The third group of works in the exhibition are the pastels, which are beholden to the painterly dimension and unique presence of the color yellow. Each individual yellow tone almost seems to produce the ephemeral presence of light. Color takes on a quality more atmospheric and fleeting than the concrete status of a field of color. These works reveal a connection to the pictorial and spatial language found in earlier works such as Matteo IV and Matteo V, in which the colors/colored shapes are interrogated and implemented in terms of their capacity to suggest closeness or distance. In the pastels there is a less pronounced dialogue or interference occurring between individual yellow shapes. Instead, the shapes seem to interact with the constellation of lines that define square-like shapes, generating a dialogue between utterly different pictorial spaces.

The color yellow, which has played a dominant role in the artist’s work over the past two decades and in this exhibition is present in the artist’s pastel images (2014) and cardboard reliefs (2015), can readily be characterized as a leitmotif underscoring a large number of Haász’s works.

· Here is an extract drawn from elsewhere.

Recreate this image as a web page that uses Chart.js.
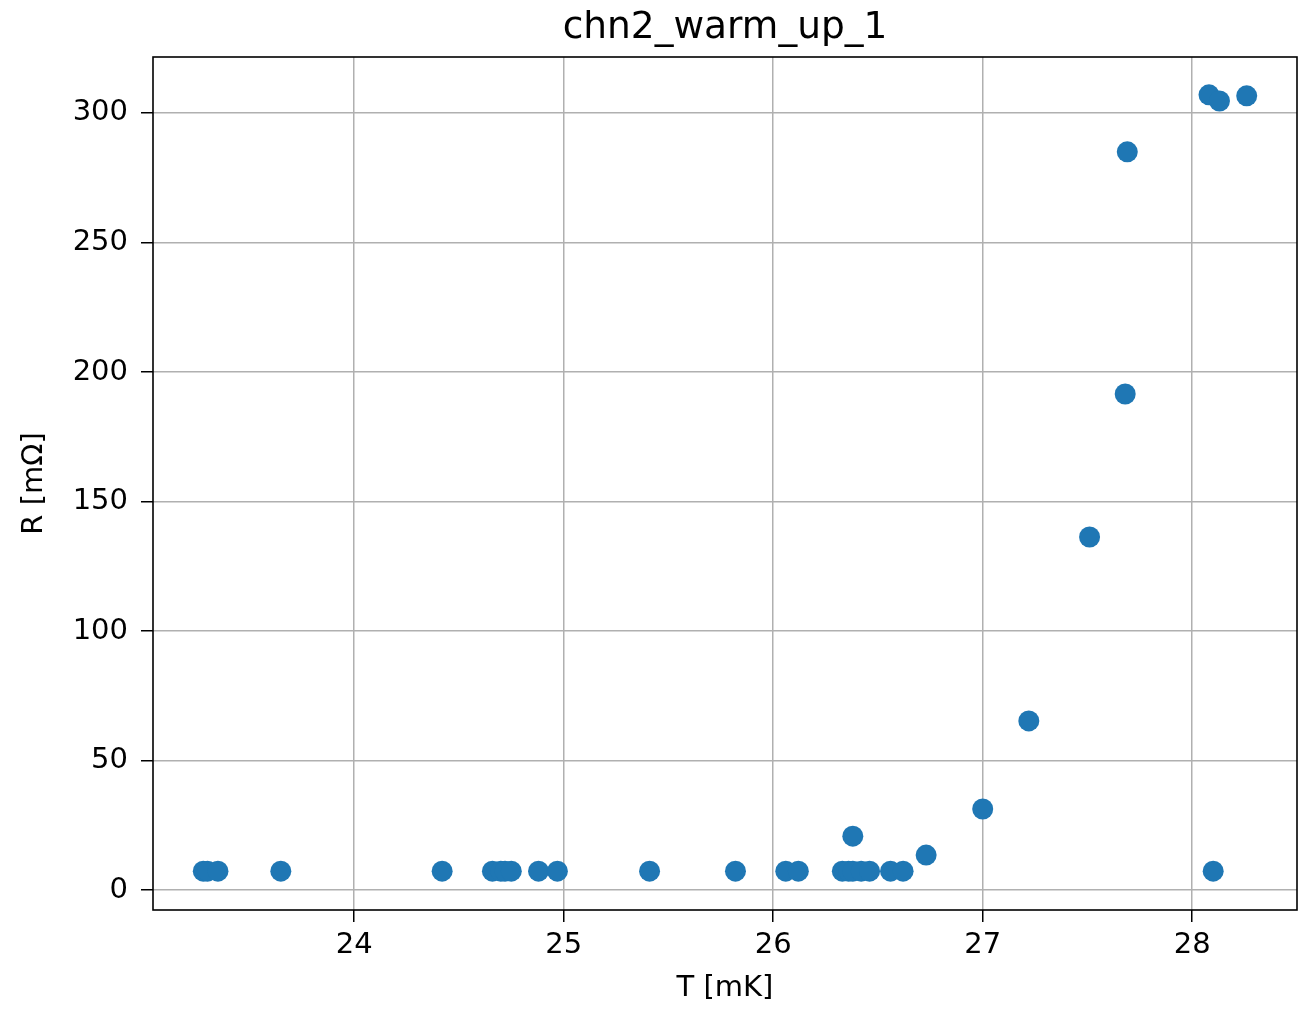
<!DOCTYPE html>
<html>
<head>
<meta charset="utf-8">
<script src="https://cdn.jsdelivr.net/npm/chart.js@4/dist/chart.umd.min.js"></script>
<style>
  html, body { margin: 0; padding: 0; background: #fff; }
  #wrap { width: 1311px; height: 1010px; }
</style>
</head>
<body>
<div id="wrap"><canvas id="rtChart" width="1311" height="1010"></canvas></div>
<script>
// T [mK] and R [mOhm]
const tempMK = [
  23.28, 23.30, 23.35, 23.65, 24.42, 24.66, 24.70, 24.72, 24.75, 24.88,
  24.97, 25.41, 25.82, 26.06, 26.12, 26.33, 26.36, 26.38, 26.42, 26.46,
  26.56, 26.62, 26.38, 26.73, 27.00, 27.22, 27.51, 27.68, 27.69, 28.08,
  28.13, 28.26, 28.10
];
const resistance = [
  7.3, 7.3, 7.3, 7.3, 7.3, 7.3, 7.3, 7.3, 7.3, 7.3,
  7.3, 7.3, 7.3, 7.3, 7.3, 7.3, 7.3, 7.3, 7.3, 7.3,
  7.3, 7.3, 20.8, 13.5, 31.3, 65.3, 136.3, 191.5, 285.0, 307.0,
  304.6, 306.6, 7.3
];
const xTicks = [24, 25, 26, 27, 28];
const yTicks = [0, 50, 100, 150, 200, 250, 300];
const chartTitle = 'chn2_warm_up_1';

const FONT = 'DejaVu Sans';
const points = tempMK.map((t, i) => ({ x: t, y: resistance[i] }));

// matplotlib-style frame around the axes + title centred over the plot area
const frame = {
  id: 'frame',
  afterDraw(chart) {
    const a = chart.chartArea, c = chart.ctx;
    c.save();
    c.strokeStyle = '#000';
    c.lineWidth = 1.6;
    c.strokeRect(a.left, a.top, a.right - a.left, a.bottom - a.top);
    c.fillStyle = '#000';
    c.font = '37.5px "' + FONT + '"';
    c.textAlign = 'center';
    c.textBaseline = 'alphabetic';
    c.fillText(chartTitle, (a.left + a.right) / 2, 38);
    c.restore();
  }
};

new Chart(document.getElementById('rtChart'), {
  type: 'scatter',
  data: {
    datasets: [{
      data: points,
      backgroundColor: '#1f77b4',
      borderWidth: 0,
      pointRadius: 10.5,
      pointHoverRadius: 10.5
    }]
  },
  options: {
    responsive: false,
    animation: false,
    layout: { padding: { left: 0, right: 14, top: 57, bottom: 0 } },
    plugins: {
      legend: { display: false },
      tooltip: { enabled: false },
      title: { display: false }
    },
    scales: {
      x: {
        type: 'linear',
        min: 23.04,
        max: 28.5,
        afterBuildTicks: s => { s.ticks = xTicks.map(v => ({ value: v })); },
        afterFit: s => { s.height = 100; },
        grid: { color: '#b0b0b0', lineWidth: 1.5, tickColor: '#000', tickLength: 12 },
        border: { display: false },
        ticks: { color: '#000', font: { family: FONT, size: 29 }, padding: 6, maxRotation: 0 },
        title: {
          display: true,
          text: 'T [mK]',
          color: '#000',
          font: { family: FONT, size: 29 },
          padding: { top: 0, bottom: 4 }
        }
      },
      y: {
        type: 'linear',
        min: -7.7,
        max: 321.6,
        afterBuildTicks: s => { s.ticks = yTicks.map(v => ({ value: v })); },
        afterFit: s => { s.width = 153; },
        grid: { color: '#b0b0b0', lineWidth: 1.5, tickColor: '#000', tickLength: 12 },
        border: { display: false },
        ticks: { color: '#000', font: { family: FONT, size: 29 }, padding: 13 },
        title: {
          display: true,
          text: 'R [mΩ]',
          color: '#000',
          font: { family: FONT, size: 29 },
          padding: { top: 17, bottom: 0 }
        }
      }
    }
  },
  plugins: [frame]
});
</script>
</body>
</html>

This choice of color cannot be ascribed to any potential symbolism or set of references inherent in this specific range of tones. Instead, Haász’s choice of yellow has a much more pragmatic origin. In order to distinguish himself from the popular trend and discourse surrounding the white cube—and the plethora of white paintings produced as a result—he consciously chose a color that was largely free of associations and that suggested neither the white cube nor an aesthetic of emptiness and absence.

Although Haász’s works seem to follow the formal logic of geometrical order and the rules of compositional tension, the artist regularly “allows” himself to balance these “cool” geometric calculations with a highly individual quality. The choice of a particular yellow is an explicitly painterly and classically subjective decision—made perhaps spontaneously in response to certain associations or situations. The notions of a system or set of rules and spontaneity or artistic intent are obviously not contradictory to Haász but components of an aesthetic-dialectical principle that informs his visual ideas. In addition, the variation of yellow from work to work evinces less a concern for the concrete status of the color as a potential attribute of a concrete object and more an interest in the impression made by the individual nuance of color in the eye of the beholder. The color eludes exact definition. Viewers are invited, or even challenged, to engage in a process of differentiation while taking in the distinctions between the various yellow-toned works in the exhibition space. The process of perception as an act of differentiation is the real “subject matter” cultivated in Haász’s work.

Although Haász infuses the geometrical structures that he presents with irregularities, it would be going to far to say that his works are concerned with notions of decomposition, deconstruction, and asymmetry instead of composition and order. Haász is interested in the tipping point, the point of discontinuity, at which a given system of order begins to break down when something visually unexpected appears. Working against this dynamic through the use of an ordered geometry, he creates a constellation of clear, tranquil geometrical forms as a means of subtly and almost subliminally evoking perceptual tension.

Haász’s works are geared more towards the experience of seeing than the object that is seen. His works are grounded in the informel, although his aesthetic practice is largely oriented towards a mode of perception going beyond the objects perceived. Not merely the actual physical form or what one immediately sees is significant but also the phenomenon of its appearance, the impression in the eye of the viewer and thus the imaginary and projective aspect of the gaze. The artist generates perceptual situations that place what is perceived, i.e. the concept of what one sees, and active, formative, relational seeing in relationship to one another. No differentiation can be made between materiality and immateriality or the immanence of perception and transcendence in Haász’s images and objects.